Hey there - analyzing datasets with many duplicate sequences within BEAST is in fact the topic of Veronika Boskova, PhD student in my group. Our strategy is to input the unique sequences together with their frequencies into BEAST. Then we would sample trees on the unique sequences, but their likelihoods depend on the frequencies. Thus the resulting estimates of evolution/demography are aimed to be equivalent to inputting all duplicate sequences and run BEAST, our advantage being that we’re much faster by not sampling trees explicitly on subtrees with unique sequences. We have the data structure and operators implemented, and now doing a lot of testing. Our plan is to release our method as a BEAST2 add-on. It would be great to apply our method to your data as one of the first test cases once all our checks on simulated datasets are ok! So far we are still using the most simple demographic models, but incorporating extensions would be another cool thing to discuss in Banff :slight_smile:


Hi Erick,

The probability of the deduplicated data, dD, given the genealogy T (i.e., Felsenstein’s likelihood) is the same as that of the full data set D given T. So, as a first step in your analysis, you can let BEAST sample from Pr(dD|T).p(dD|m), where p(dD|m) is your demographic density. The second step would consist in using an importance sampling approach to re-weight BEAST posterior sample, i.e., sample uniformly from the posterior output of BEAST and use Pr(dD|T)/p(dD|m).p(D|m), where p(D|m) is the demographic density for the full data, to work out the acceptance probability*. If p(dD|m) and p(D|m) look alike for all m, then that re-sampling technique should work ok I guess.

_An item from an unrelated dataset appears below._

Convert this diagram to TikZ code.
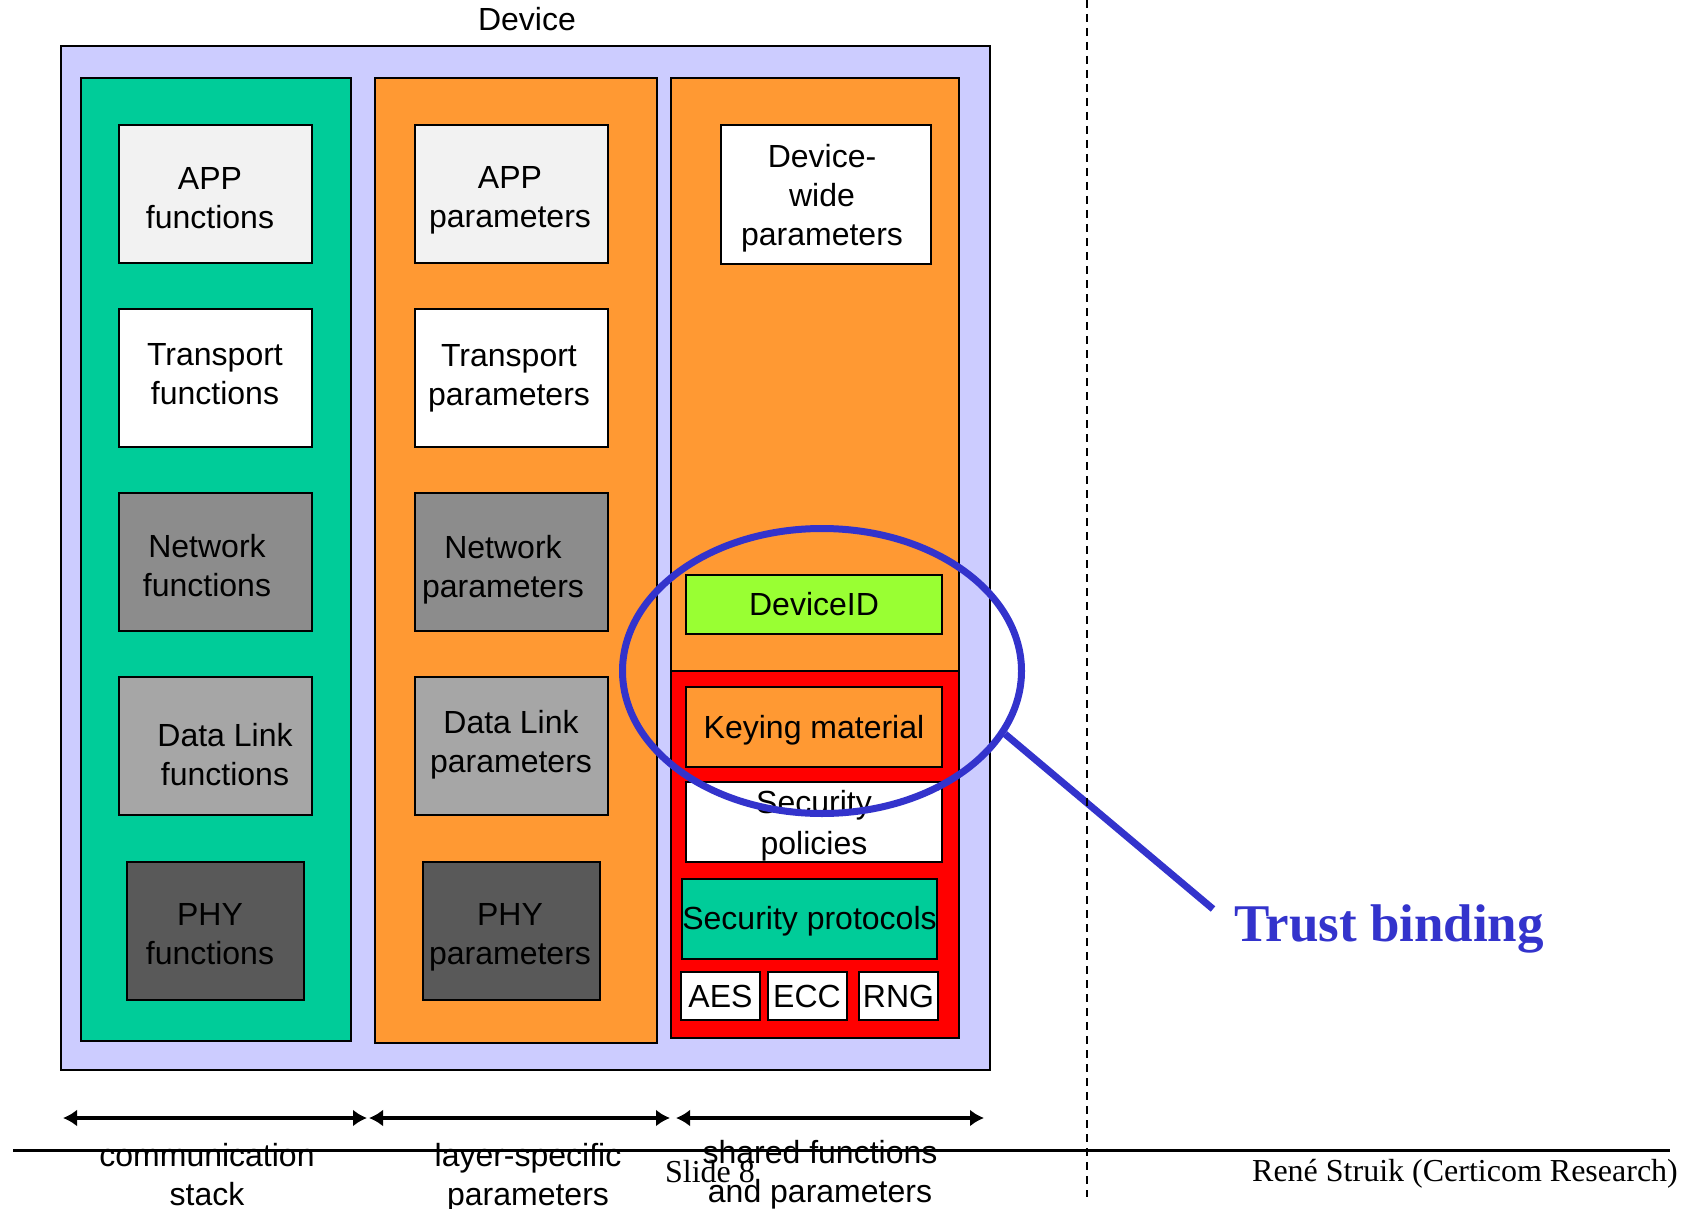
\documentclass[tikz,border=0pt]{standalone}
\usepackage{fontspec}
\setmainfont{Liberation Sans}
\newfontfamily\serifface{Liberation Serif}
\usetikzlibrary{arrows.meta,shapes.geometric}

\begin{document}
\begin{tikzpicture}[x=1pt,y=-1pt,font=\fontsize{32}{39}\selectfont,
  layerbox/.style={draw,line width=2pt,inner sep=0pt,minimum width=193pt,minimum height=138pt},
  keybox/.style={draw,line width=2pt,inner sep=0pt,text height=29pt,text depth=7pt,minimum width=256pt,minimum height=80pt},
  algbox/.style={draw,line width=2pt,fill=white,inner sep=0pt,text height=29pt,text depth=7pt,minimum width=79pt,minimum height=48pt},
  boxtext/.style={align=center,inner sep=0pt},
  spanarrow/.style={line width=4pt,{Latex[length=14pt,width=17pt]}-{Latex[length=14pt,width=17pt]}}]
\definecolor{lavender}{HTML}{CCCCFF}
\definecolor{stackgreen}{HTML}{00CC99}
\definecolor{paramorange}{HTML}{FF9933}
\definecolor{idlime}{HTML}{99FF33}
\definecolor{bindblue}{HTML}{3333CC}
\definecolor{appgrey}{HTML}{F2F2F2}
\definecolor{netgrey}{HTML}{8C8C8C}
\definecolor{linkgrey}{HTML}{A6A6A6}
\definecolor{phygrey}{HTML}{595959}
\useasboundingbox (0,0) rectangle (1686,1209);

% device frame with its three columns
\node (device) at (527,19) {Device};
\filldraw[fill=lavender,line width=2pt] (61,46) rectangle (990,1070);
\filldraw[fill=stackgreen,line width=2pt] (81,78) rectangle (351,1041);
\filldraw[fill=paramorange,line width=2pt] (375,78) rectangle (657,1043);
\filldraw[fill=paramorange,line width=2pt] (671,78) rectangle (959,671);
\filldraw[fill=red,line width=2pt] (671,671) rectangle (959,1038);

% one row per layer: functions left, parameters right (text nudged per box)
\foreach \lyr/\ypos/\crlr/\word/\bw/\fdx/\fdy/\pdx/\pdy in {%
    app/194/appgrey/APP/193/-5/4/-1/6,
    transport/378/white/Transport/193/0/-4/-2/0,
    network/562/netgrey/Network/193/-8/4/-8/8,
    datalink/746/linkgrey/Data Link/193/10/9/0/-1,
    phy/931/phygrey/PHY/177/-5/3/-1/6}
{ \node[layerbox,fill=\crlr,minimum width=\bw pt] (fn-\lyr) at (215,\ypos) {};
  \node[boxtext] (fn-\lyr-txt) at ([shift={(\fdx,\fdy)}]fn-\lyr.center) {\word\\functions};
  \node[layerbox,fill=\crlr,minimum width=\bw pt] (par-\lyr) at (511,\ypos) {};
  \node[boxtext] (par-\lyr-txt) at ([shift={(\pdx,\pdy)}]par-\lyr.center) {\word\\parameters};}

% shared column
\node[layerbox,fill=white,minimum width=210pt] (devwide) at (826,194.5) {};
\node[boxtext] (devwide-txt) at ([shift={(-4,4)}]devwide.center) {Device-\\wide\\parameters};
\node[keybox,fill=idlime,minimum height=59pt] (devid) at (814,604.5) {DeviceID};
\node[keybox,fill=paramorange] (keying) at (814,727) {Keying material};
\node[keybox,fill=white] (policies) at (814,822) {};
\node[boxtext] (policies-txt) at ([shift={(0,4)}]policies.center) {Security\\[2pt]policies};
\node[keybox,fill=stackgreen,minimum width=255pt] (protocols) at (809.5,918.5) {Security protocols};
\foreach \alg/\xpos in {AES/720.5,ECC/807,RNG/898.5}
  {\node[algbox] (\alg) at (\xpos,996) {\alg};}

% trust binding
\node[ellipse,draw=bindblue,line width=7pt,minimum width=399pt,minimum height=285pt] (bind) at (822,671) {};
\node[font=\serifface\bfseries\fontsize{53}{60}\selectfont,text=bindblue,anchor=base west,inner sep=0pt] (trust) at (1234,941) {Trust binding};
\coordinate (tip) at (1213,909);
\draw[bindblue,line width=7pt] (bind.-19) -- (tip);

% extent arrows and their labels
\foreach \from/\to/\nm in {63/367/stack,369/670/layer,676/984/shared}
{ \coordinate (\nm-l) at (\from,1118);
  \coordinate (\nm-r) at (\to,1118);
  \draw[spanarrow] (\nm-l) -- (\nm-r);}
\node[align=center] (stack-lbl) at (207,1175) {communication\\stack};
\node[align=center] (layer-lbl) at (528,1178) {layer-specific\\parameters};
\node[align=center] (shared-lbl) at (820,1175) {shared functions\\and parameters};

% slide footer
\draw[line width=2pt,dash pattern=on 8pt off 6pt] (1087,0) -- (1087,1197);
\draw[line width=3pt] (13,1150) -- (1670,1150);
\node[font=\serifface\fontsize{32}{38}\selectfont,anchor=base] (slide) at (710,1182) {Slide 8};
\node[font=\serifface\fontsize{32}{38}\selectfont,anchor=base east,inner sep=0pt] (author) at (1678,1181) {René Struik (Certicom Research)};
\end{tikzpicture}
\end{document}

Tanja’s solution is also valid of course, but it seems that you then need to know what the frequency of each sequence in dD is (not sure you have them here). Hope that makes sense.



  • If {T,m} is the current state, propose a new state {T’,m’} by sampling uniformly in the output of BEAST and accept it with probability [Pr(dD|T’)/Pr(dD|T)].[p(D|m’)/p(D|m)].[p(dD|m)/p(dD|m’)].